### Aim
Write out the listing below exactly, and omit any images you find in it.

### Data extract
──────────

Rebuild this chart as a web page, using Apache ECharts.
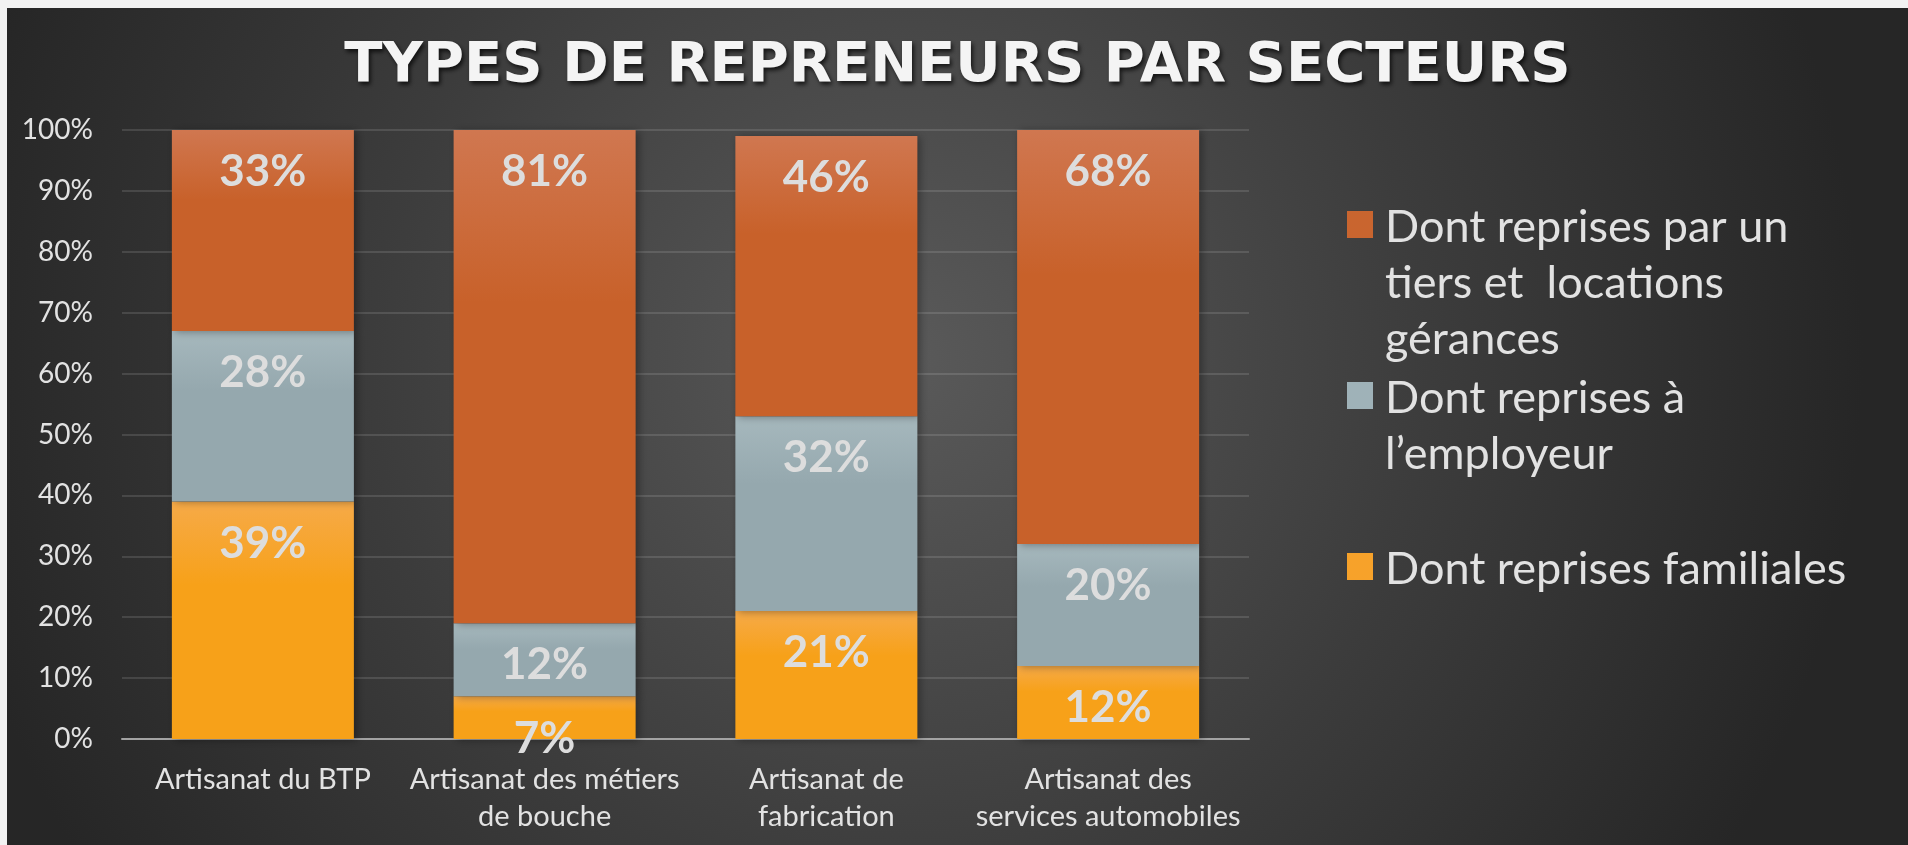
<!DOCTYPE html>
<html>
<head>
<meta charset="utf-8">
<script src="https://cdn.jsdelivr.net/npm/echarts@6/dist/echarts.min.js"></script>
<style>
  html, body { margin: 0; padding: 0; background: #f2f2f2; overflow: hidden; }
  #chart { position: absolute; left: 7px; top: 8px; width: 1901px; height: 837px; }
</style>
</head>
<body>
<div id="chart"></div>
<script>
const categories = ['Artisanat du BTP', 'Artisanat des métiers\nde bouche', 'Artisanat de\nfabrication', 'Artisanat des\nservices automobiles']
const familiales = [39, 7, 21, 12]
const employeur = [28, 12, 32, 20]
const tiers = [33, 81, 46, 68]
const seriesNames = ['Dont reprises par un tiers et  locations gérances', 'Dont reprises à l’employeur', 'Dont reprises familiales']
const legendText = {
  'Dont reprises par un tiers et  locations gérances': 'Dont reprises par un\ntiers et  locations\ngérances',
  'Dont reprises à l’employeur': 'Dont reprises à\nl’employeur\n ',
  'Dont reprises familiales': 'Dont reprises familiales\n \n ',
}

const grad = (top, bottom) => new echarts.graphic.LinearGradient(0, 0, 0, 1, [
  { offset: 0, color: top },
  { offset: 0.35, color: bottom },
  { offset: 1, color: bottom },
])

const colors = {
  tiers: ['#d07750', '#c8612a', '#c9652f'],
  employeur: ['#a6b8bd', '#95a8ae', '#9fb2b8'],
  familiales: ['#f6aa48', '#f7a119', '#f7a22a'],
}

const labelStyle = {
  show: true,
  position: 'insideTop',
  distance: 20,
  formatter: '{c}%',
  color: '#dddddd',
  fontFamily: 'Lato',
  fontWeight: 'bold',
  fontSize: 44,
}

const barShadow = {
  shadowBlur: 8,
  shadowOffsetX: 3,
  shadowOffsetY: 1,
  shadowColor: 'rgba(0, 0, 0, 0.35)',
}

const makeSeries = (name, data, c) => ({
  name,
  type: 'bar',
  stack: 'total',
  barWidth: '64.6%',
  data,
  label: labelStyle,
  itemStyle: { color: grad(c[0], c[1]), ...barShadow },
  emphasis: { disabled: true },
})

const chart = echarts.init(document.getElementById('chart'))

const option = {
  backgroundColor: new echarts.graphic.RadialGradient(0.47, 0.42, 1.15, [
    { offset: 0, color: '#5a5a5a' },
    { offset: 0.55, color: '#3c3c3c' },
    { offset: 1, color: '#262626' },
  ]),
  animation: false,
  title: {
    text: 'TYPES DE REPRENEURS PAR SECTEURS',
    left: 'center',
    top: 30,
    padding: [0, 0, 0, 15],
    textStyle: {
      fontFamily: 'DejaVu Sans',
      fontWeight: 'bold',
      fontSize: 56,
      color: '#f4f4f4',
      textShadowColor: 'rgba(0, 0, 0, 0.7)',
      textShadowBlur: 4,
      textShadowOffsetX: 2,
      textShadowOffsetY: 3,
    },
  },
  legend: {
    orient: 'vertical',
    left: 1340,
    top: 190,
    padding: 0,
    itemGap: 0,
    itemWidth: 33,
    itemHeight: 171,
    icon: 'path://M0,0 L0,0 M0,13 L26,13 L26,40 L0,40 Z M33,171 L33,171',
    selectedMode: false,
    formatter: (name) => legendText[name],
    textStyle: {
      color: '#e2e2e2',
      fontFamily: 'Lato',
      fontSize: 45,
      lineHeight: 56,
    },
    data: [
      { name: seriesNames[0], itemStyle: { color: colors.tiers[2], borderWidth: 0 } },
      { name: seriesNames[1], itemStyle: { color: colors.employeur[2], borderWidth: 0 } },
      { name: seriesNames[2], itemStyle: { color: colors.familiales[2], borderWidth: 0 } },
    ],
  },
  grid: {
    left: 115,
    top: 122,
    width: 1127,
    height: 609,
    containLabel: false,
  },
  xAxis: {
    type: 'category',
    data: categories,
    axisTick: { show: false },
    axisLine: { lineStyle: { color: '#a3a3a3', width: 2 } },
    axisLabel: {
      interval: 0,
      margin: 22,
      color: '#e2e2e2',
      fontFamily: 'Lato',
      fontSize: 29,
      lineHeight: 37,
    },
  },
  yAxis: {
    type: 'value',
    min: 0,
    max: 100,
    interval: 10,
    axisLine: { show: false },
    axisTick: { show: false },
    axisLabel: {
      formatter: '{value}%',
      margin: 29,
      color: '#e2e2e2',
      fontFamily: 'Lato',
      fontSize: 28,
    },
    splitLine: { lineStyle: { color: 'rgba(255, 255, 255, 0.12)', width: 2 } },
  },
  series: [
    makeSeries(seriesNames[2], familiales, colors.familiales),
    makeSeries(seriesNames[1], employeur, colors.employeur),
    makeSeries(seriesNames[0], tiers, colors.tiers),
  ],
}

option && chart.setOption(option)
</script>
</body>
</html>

──────────

### Exercise solution
Rebuild this chart as a web page, using Apache ECharts.
<!DOCTYPE html>
<html>
<head>
<meta charset="utf-8">
<script src="https://cdn.jsdelivr.net/npm/echarts@6/dist/echarts.min.js"></script>
<style>
  html, body { margin: 0; padding: 0; background: #f2f2f2; overflow: hidden; }
  #chart { position: absolute; left: 7px; top: 8px; width: 1901px; height: 837px; }
</style>
</head>
<body>
<div id="chart"></div>
<script>
const categories = ['Artisanat du BTP', 'Artisanat des métiers\nde bouche', 'Artisanat de\nfabrication', 'Artisanat des\nservices automobiles']
const familiales = [39, 7, 21, 12]
const employeur = [28, 12, 32, 20]
const tiers = [33, 81, 46, 68]
const seriesNames = ['Dont reprises par un tiers et  locations gérances', 'Dont reprises à l’employeur', 'Dont reprises familiales']
const legendText = {
  'Dont reprises par un tiers et  locations gérances': 'Dont reprises par un\ntiers et  locations\ngérances',
  'Dont reprises à l’employeur': 'Dont reprises à\nl’employeur\n ',
  'Dont reprises familiales': 'Dont reprises familiales\n \n ',
}

const grad = (top, bottom) => new echarts.graphic.LinearGradient(0, 0, 0, 1, [
  { offset: 0, color: top },
  { offset: 0.35, color: bottom },
  { offset: 1, color: bottom },
])

const colors = {
  tiers: ['#d07750', '#c8612a', '#c9652f'],
  employeur: ['#a6b8bd', '#95a8ae', '#9fb2b8'],
  familiales: ['#f6aa48', '#f7a119', '#f7a22a'],
}

const labelStyle = {
  show: true,
  position: 'insideTop',
  distance: 20,
  formatter: '{c}%',
  color: '#dddddd',
  fontFamily: 'Lato',
  fontWeight: 'bold',
  fontSize: 44,
}

const barShadow = {
  shadowBlur: 8,
  shadowOffsetX: 3,
  shadowOffsetY: 1,
  shadowColor: 'rgba(0, 0, 0, 0.35)',
}

const makeSeries = (name, data, c) => ({
  name,
  type: 'bar',
  stack: 'total',
  barWidth: '64.6%',
  data,
  label: labelStyle,
  itemStyle: { color: grad(c[0], c[1]), ...barShadow },
  emphasis: { disabled: true },
})

const chart = echarts.init(document.getElementById('chart'))

const option = {
  backgroundColor: new echarts.graphic.RadialGradient(0.47, 0.42, 1.15, [
    { offset: 0, color: '#5a5a5a' },
    { offset: 0.55, color: '#3c3c3c' },
    { offset: 1, color: '#262626' },
  ]),
  animation: false,
  title: {
    text: 'TYPES DE REPRENEURS PAR SECTEURS',
    left: 'center',
    top: 30,
    padding: [0, 0, 0, 15],
    textStyle: {
      fontFamily: 'DejaVu Sans',
      fontWeight: 'bold',
      fontSize: 56,
      color: '#f4f4f4',
      textShadowColor: 'rgba(0, 0, 0, 0.7)',
      textShadowBlur: 4,
      textShadowOffsetX: 2,
      textShadowOffsetY: 3,
    },
  },
  legend: {
    orient: 'vertical',
    left: 1340,
    top: 190,
    padding: 0,
    itemGap: 0,
    itemWidth: 33,
    itemHeight: 171,
    icon: 'path://M0,0 L0,0 M0,13 L26,13 L26,40 L0,40 Z M33,171 L33,171',
    selectedMode: false,
    formatter: (name) => legendText[name],
    textStyle: {
      color: '#e2e2e2',
      fontFamily: 'Lato',
      fontSize: 45,
      lineHeight: 56,
    },
    data: [
      { name: seriesNames[0], itemStyle: { color: colors.tiers[2], borderWidth: 0 } },
      { name: seriesNames[1], itemStyle: { color: colors.employeur[2], borderWidth: 0 } },
      { name: seriesNames[2], itemStyle: { color: colors.familiales[2], borderWidth: 0 } },
    ],
  },
  grid: {
    left: 115,
    top: 122,
    width: 1127,
    height: 609,
    containLabel: false,
  },
  xAxis: {
    type: 'category',
    data: categories,
    axisTick: { show: false },
    axisLine: { lineStyle: { color: '#a3a3a3', width: 2 } },
    axisLabel: {
      interval: 0,
      margin: 22,
      color: '#e2e2e2',
      fontFamily: 'Lato',
      fontSize: 29,
      lineHeight: 37,
    },
  },
  yAxis: {
    type: 'value',
    min: 0,
    max: 100,
    interval: 10,
    axisLine: { show: false },
    axisTick: { show: false },
    axisLabel: {
      formatter: '{value}%',
      margin: 29,
      color: '#e2e2e2',
      fontFamily: 'Lato',
      fontSize: 28,
    },
    splitLine: { lineStyle: { color: 'rgba(255, 255, 255, 0.12)', width: 2 } },
  },
  series: [
    makeSeries(seriesNames[2], familiales, colors.familiales),
    makeSeries(seriesNames[1], employeur, colors.employeur),
    makeSeries(seriesNames[0], tiers, colors.tiers),
  ],
}

option && chart.setOption(option)
</script>
</body>
</html>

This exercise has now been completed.